What is an Acid Anhydride?
Acid anhydride are the molecules that are capable of forming acidic solution in water. Before going deep into it. Let’s remember some basic concepts.
- Acids – These are the substances that are ready to donate hydrogen ions in water.
- Bases – these are the substances that hydroxide ions in water.
Table of contents
- What Is Anhydride?
- Definition Of Acid Anhydride
- Synthesis Of Acid Anhydride
- Chemical Properties Of Acid Anhydride
- Uses Of Acid Anhydride
What is Anhydride?
Anhydride literally means ‘without water’. It can be defined as the chemical compound formed by eliminating water from another compound. Anhydride react with water to produce either base or an acid.
Acid Anhydrides – Definition & Meaning
An Acid anhydride can be defined as a non-metal oxide which forms an acidic solution when reacted with water. In organic chemistry, it is a functional group consisting of 2 acyl groups combined by an oxygen atom. The non-metals which are capable of reacting with water are only called Acid anhydrides and non-metals that do not react with water are not acids anhydrides.
So we can conclude that all non-metals are not acid anhydride; those non-metals that react with water form acid are only acid anhydride. For example, carbon monoxide is not an acid anhydride, though it is an oxide of carbon because it does not react with water.
In the case of organic chemistry acid anhydrides are formed from the dehydration of two carboxylic acid groups.

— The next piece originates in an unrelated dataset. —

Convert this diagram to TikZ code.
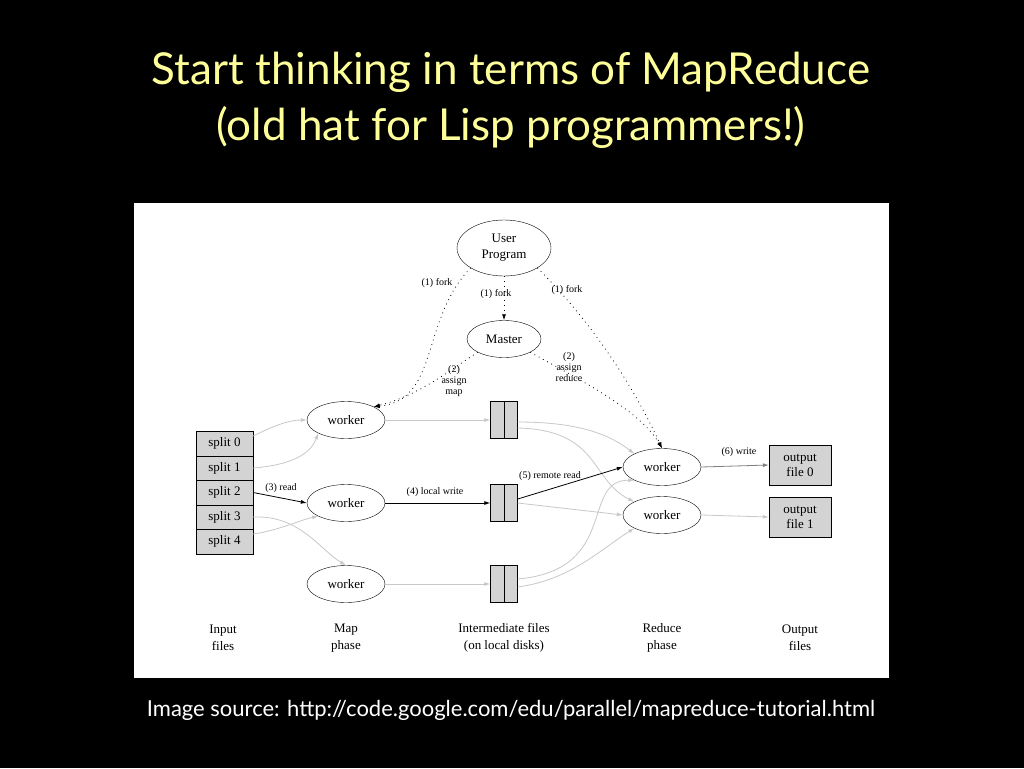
\documentclass[tikz,border=0pt]{standalone}
\usepackage{fontspec}
\setmainfont{Liberation Serif}
\newfontfamily\titlefont{Lato}
\usetikzlibrary{arrows.meta,shapes.geometric}
\definecolor{ttl}{HTML}{FFFF99}
\definecolor{boxg}{HTML}{D3D3D3}
\definecolor{lg}{HTML}{C8C8C8}
\begin{document}
\begin{tikzpicture}[x=1pt,y=-1pt,
  ell/.style={draw,ellipse,minimum width=78pt,minimum height=37pt,inner sep=0pt,font=\fontsize{13}{14}\selectfont},
  split/.style={draw,fill=boxg,minimum width=57pt,minimum height=24.5pt,inner sep=0pt,font=\fontsize{13}{14}\selectfont},
  ifile/.style={draw,fill=boxg,minimum width=27pt,minimum height=37pt,inner sep=0pt},
  ofile/.style={draw,fill=boxg,minimum width=62pt,minimum height=40pt,inner sep=0pt,align=center,font=\fontsize{13}{15}\selectfont},
  lbl/.style={font=\fontsize{10}{11}\selectfont,align=center,inner sep=1pt},
  phase/.style={font=\fontsize{13}{17}\selectfont,align=center},
  dot/.style={loosely dotted,thick,-{Latex[length=6pt,width=4pt]}},
  gr/.style={lg,thick,-{Latex[length=6pt,width=4pt]}},
  bk/.style={black,thick,-{Latex[length=6pt,width=4pt]}}]
\fill[black] (0,0) rectangle (1024,768);
\useasboundingbox (0,0) rectangle (1024,768);
\fill[white] (134,203) rectangle (889,678);
\node[ttl,font=\titlefont\fontsize{44}{48}\selectfont] (t1) at (511,72) {Start thinking in terms of MapReduce};
\node[ttl,font=\titlefont\fontsize{44}{48}\selectfont] (t2) at (511,127) {(old hat for Lisp programmers!)};
\node[white,font=\titlefont\fontsize{22}{24}\selectfont] (src) at (511,710) {Image source: http://code.google.com/edu/parallel/mapreduce-tutorial.html};

\node[ell,minimum width=94pt,minimum height=56pt,align=center,font=\fontsize{13}{16}\selectfont] (up) at (504,248) {User\\Program};
\node[ell,minimum width=74pt] (ms) at (504,339) {Master};
\node[ell] (w1) at (346,420) {worker};
\node[ell] (w2) at (346,503) {worker};
\node[ell] (w3) at (346,584) {worker};
\node[ell] (r1) at (662,467) {worker};
\node[ell] (r2) at (662,515) {worker};
\foreach \i/\y in {0/443.5,1/468,2/492.5,3/517,4/541.5}
  \node[split] (s\i) at (224.5,\y) {split \i};
\foreach \i/\y in {1/420,2/503,3/584}{
  \node[ifile] (f\i) at (504,\y) {};
  \draw (f\i.north) -- (f\i.south);}
\node[ofile] (o0) at (800,465) {output\\file 0};
\node[ofile] (o1) at (800,517) {output\\file 1};

\node[phase] (p1) at (223,638) {Input\\files};
\node[phase] (p2) at (346,638) {Map\\phase};
\node[phase] (p3) at (504,638) {Intermediate files\\(on local disks)};
\node[phase] (p4) at (662,638) {Reduce\\phase};
\node[phase] (p5) at (800,638) {Output\\files};

% forks
\draw[dot] (up.south west) .. controls (420,320) and (440,400) .. (w1.north east);
\draw[dot] (up.south) -- (ms.north);
\draw[dot] (up.south east) .. controls (600,330) and (640,400) .. (r1.north);
\draw[dot] (ms.south west) .. controls (450,370) and (420,395) .. (w1.north east);
\draw[dot] (ms.south east) .. controls (580,380) and (640,410) .. (r1.north);
\node[lbl] (l1) at (437,283) {(1) fork};
\node[lbl] (l2) at (496,294) {(1) fork};
\node[lbl] (l3) at (567,290) {(1) fork};
\node[lbl] (l4) at (454,381) {(2)\\assign\\map};
\node[lbl] (l5) at (569,367) {(2)\\assign\\reduce};

% reads
\draw[gr] (s0.north east) ++(0,5) .. controls (275,425) and (290,420) .. (w1.west);
\draw[gr] (s1.east) .. controls (290,465) and (310,455) .. (w1.south west);
\draw[bk] (s2.east) -- (w2.west);
\node[lbl] (l6) at (281,488) {(3) read};
\draw[gr] (s3.east) .. controls (300,515) and (320,550) .. (w3.north);
\draw[gr] (s4.north east) ++(0,5) .. controls (280,530) and (300,520) .. (w2.south west);

% writes
\draw[gr] (w1.east) -- (f1.west);
\draw[bk] (w2.east) -- (f2.west);
\node[lbl] (l7) at (435,492) {(4) local write};
\draw[gr] (w3.east) -- (f3.west);

% remote reads
\draw[gr] (f1.east) ++(0,2) .. controls (580,422) and (610,435) .. (r1.north west);
\draw[gr] (f1.east) ++(0,8) .. controls (600,430) and (590,480) .. (r2.north west);
\draw[bk] (f2.east) ++(0,-4) -- (r1.west);
\node[lbl] (l8) at (550,476) {(5) remote read};
\draw[gr] (f2.east) -- (r2.west);
\draw[gr] (f3.east) ++(0,-5) .. controls (620,570) and (580,480) .. (r1.south west);
\draw[gr] (f3.east) ++(0,3) .. controls (570,580) and (600,550) .. (r2.south west);

% output
\draw[bk,gray] (r1.east) -- (o0.west);
\node[lbl] (l9) at (739,452) {(6) write};
\draw[gr] (r2.east) -- (o1.west);
\end{tikzpicture}
\end{document}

Let’s try to understand better with the following reactions
Synthesis of Acid Anhydride
- Organic acid anhydride is synthesized by the heating of two carboxylic acids at a high temperature of nearly 800℃. In this process one water molecule is removed from the reaction. It can be synthesized by the reaction of carboxylic acid with P2O5.
Chemical properties of acid
- Acid anhydride undergoes a nucleophilic substitution reaction by substituting its -OCOR group. It is less reactive than acid chlorides because Cl atom is more electronegative compared to -OCOR group .
Formation of Carbonic acid
- When carbon dioxide reacts with water, it forms carbonic acid. The chemical equation will be like this. CO2(g) + H2O → H2CO3(aq)
- As discussed earlier, Carbon Dioxide is a non-metal reacted with water to form H2CO3 (Carbonic acid) which is acid as it has hydrogen to donate. This reaction is responsible for acid rain. It also plays a key role in changing the pH levels of streams, rivers and oceans. It can be observed in the above equation that if there is more CO2 in the air, more carbonic acid is produced which is harmful to life. This is the major problem we are facing today.
Formation of Sulphuric acid:
- When Sulphur trioxide reacts with water it forms Sulphuric acid. It can be chemically explained like this.
SO3(g) + H2O → H2SO4(aq)
- Later, Sulphur trioxide gas reacts with water and resulted in the formation of Sulphuric acid. Sulphur dioxide in the air reacts with oxygen and forms sulphur trioxide. When it reacts with water during rain, that is how acid rain occurs. These have very harmful effects on the environment.
Uses of Acids Anhydrides
Acids anhydride have wide uses in organic chemistry.
- They are used in the manufacture of many things like pharmaceuticals, industrial chemicals, explosives and perfumes.
- Synthesis of esters by acetylation of alcohols
- Synthesis of aspirin (Acetylsalicylic acid)
- Synthesis of heroin by deacetylation of morphine
- Use as a protecting group
Frequently Asked Questions – FAQs
Why are acid anhydrides so reactive?
Anhydrides are less stable because the electron donation to one carbonyl group competes with the electron donation to the second carbonyl group. Thus, compared with esters, where only one carbonyl group has to balance the oxygen atom, anhydrides are more reactive than esters.
Are acid anhydrides always symmetrical?
Acid anhydrides are derivatives of carboxylic acids, as the name suggests. They may be symmetric in theory (where the two groups of R are identical) or asymmetric (where the two groups of R are different). Di carboxylic acid-derived cyclic anhydrides are known as -di-oic anhydrides.
Are acid anhydrides reactive?
Acid anhydrides are formed from the dehydration reaction of two classes of carboxylic acids, as their name suggests. Anhydrides are highly reactive to nucleophiles and are capable of acylation a variety of proteins and other macromolecules that are important functional groups.
Are amides more reactive than ketones?
Amides can also be hydrolysed in an acidic state. In this case, amide O is first protonated, followed by water’s nucleophilic attack on carbon. There is no amide-like resonance in the case of ketone, and a nucleophile will strike its C of C=O. It’s relatively easier.
How acid anhydrides are formed?
A compound that has two acyl groups (R-C=O) bound to the same oxygen atom is an acid anhydride. Anhydrides are typically formed in the presence of a base when carboxylic acid reacts with acid chloride.